((
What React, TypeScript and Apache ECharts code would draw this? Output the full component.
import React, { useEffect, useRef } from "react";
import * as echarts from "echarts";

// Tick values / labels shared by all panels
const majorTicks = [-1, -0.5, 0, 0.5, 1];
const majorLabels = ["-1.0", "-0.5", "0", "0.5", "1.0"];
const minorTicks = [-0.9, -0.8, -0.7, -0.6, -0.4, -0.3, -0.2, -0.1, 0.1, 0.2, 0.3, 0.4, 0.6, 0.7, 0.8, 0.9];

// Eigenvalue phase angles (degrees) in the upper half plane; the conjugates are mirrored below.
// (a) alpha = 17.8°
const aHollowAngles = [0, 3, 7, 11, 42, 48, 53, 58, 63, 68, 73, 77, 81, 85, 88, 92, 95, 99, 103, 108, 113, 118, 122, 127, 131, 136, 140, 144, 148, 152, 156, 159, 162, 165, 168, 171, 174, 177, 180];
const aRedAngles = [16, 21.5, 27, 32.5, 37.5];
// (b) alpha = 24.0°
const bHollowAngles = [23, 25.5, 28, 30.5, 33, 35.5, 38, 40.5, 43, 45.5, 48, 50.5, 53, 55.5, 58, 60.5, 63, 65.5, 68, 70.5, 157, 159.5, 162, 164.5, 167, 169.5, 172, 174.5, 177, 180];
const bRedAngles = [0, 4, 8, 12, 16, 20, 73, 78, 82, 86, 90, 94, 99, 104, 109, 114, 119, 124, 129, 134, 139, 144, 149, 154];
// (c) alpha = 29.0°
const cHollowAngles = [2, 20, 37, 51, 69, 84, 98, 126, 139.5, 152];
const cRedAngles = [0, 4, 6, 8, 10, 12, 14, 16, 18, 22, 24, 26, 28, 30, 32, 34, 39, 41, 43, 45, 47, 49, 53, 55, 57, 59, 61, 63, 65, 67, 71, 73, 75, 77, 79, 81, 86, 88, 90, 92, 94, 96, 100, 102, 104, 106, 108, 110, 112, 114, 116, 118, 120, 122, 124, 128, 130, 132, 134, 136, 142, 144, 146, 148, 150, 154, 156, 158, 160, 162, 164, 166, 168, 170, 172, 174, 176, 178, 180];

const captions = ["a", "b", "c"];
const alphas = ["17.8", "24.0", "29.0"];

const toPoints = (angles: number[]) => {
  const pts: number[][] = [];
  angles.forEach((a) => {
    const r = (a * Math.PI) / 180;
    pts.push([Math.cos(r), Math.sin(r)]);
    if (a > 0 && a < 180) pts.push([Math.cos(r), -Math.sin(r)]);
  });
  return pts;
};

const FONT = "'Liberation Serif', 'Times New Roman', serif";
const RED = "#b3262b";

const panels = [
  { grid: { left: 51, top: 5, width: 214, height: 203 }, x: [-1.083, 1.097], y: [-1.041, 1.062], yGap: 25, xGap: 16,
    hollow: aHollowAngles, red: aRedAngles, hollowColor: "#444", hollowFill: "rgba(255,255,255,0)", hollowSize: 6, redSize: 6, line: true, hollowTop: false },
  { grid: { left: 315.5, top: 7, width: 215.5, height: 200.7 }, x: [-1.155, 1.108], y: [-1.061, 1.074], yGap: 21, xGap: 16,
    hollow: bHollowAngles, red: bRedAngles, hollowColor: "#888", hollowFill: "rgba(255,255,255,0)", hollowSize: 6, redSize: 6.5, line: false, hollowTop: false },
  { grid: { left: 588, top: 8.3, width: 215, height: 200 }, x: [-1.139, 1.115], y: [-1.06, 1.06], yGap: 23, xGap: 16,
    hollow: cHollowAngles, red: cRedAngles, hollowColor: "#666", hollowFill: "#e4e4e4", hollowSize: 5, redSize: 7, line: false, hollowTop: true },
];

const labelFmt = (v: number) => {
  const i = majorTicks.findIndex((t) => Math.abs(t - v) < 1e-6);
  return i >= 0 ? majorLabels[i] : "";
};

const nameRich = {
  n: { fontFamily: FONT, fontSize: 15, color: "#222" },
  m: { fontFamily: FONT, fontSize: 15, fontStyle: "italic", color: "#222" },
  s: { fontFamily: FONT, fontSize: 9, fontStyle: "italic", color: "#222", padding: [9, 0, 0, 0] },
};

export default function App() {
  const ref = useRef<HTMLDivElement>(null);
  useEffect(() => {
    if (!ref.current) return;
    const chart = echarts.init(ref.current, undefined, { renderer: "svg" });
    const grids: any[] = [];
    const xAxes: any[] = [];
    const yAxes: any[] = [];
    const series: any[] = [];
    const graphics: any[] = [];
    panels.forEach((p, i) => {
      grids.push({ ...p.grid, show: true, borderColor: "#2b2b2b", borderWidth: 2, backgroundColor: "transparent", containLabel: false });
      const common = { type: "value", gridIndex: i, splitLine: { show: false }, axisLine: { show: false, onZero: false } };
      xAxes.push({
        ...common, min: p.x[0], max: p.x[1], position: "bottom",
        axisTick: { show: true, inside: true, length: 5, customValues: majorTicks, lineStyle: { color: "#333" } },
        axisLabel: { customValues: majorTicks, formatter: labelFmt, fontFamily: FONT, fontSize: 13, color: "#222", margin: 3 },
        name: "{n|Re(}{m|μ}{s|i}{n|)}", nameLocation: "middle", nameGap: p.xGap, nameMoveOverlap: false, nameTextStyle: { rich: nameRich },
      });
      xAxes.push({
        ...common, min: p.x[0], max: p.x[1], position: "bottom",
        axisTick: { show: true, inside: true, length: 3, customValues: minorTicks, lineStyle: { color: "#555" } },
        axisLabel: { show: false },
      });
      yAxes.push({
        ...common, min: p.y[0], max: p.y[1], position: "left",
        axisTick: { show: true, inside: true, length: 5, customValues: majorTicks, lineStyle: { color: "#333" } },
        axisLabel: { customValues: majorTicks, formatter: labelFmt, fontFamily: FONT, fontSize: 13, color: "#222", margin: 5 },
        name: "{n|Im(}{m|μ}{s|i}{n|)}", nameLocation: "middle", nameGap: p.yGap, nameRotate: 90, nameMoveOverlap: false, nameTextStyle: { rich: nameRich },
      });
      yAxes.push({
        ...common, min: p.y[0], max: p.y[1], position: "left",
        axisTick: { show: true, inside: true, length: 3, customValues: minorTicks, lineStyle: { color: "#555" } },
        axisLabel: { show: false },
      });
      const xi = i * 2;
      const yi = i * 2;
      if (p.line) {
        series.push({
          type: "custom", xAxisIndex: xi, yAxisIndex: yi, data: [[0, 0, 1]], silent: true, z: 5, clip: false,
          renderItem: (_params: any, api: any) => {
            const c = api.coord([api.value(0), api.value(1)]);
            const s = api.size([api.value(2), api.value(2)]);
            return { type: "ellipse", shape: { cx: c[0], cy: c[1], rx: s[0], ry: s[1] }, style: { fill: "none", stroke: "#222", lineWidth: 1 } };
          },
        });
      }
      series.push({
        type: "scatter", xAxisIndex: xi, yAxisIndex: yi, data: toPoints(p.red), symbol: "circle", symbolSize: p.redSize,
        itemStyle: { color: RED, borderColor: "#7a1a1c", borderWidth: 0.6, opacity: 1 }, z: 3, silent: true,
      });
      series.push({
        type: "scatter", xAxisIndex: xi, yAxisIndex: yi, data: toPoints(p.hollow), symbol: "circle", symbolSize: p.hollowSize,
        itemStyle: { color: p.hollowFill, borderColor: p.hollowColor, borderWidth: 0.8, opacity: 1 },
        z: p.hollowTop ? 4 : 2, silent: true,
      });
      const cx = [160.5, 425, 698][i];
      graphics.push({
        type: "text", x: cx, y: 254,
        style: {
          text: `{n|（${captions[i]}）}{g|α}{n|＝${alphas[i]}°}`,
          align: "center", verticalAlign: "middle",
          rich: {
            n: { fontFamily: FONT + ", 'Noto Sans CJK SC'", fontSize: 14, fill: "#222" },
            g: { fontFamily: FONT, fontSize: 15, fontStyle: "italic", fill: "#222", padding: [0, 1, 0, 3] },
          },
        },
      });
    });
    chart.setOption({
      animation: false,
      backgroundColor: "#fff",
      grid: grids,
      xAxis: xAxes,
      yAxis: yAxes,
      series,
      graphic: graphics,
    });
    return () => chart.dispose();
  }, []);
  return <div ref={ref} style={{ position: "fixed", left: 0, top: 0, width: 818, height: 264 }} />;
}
))
Task directions
Please reproduce exactly the lines above, beginning with the first and ending with the line that contains "import * as", and include nothing outside that range.

Correct response
What React, TypeScript and Apache ECharts code would draw this? Output the full component.
import React, { useEffect, useRef } from "react";
import * as echarts from "echarts";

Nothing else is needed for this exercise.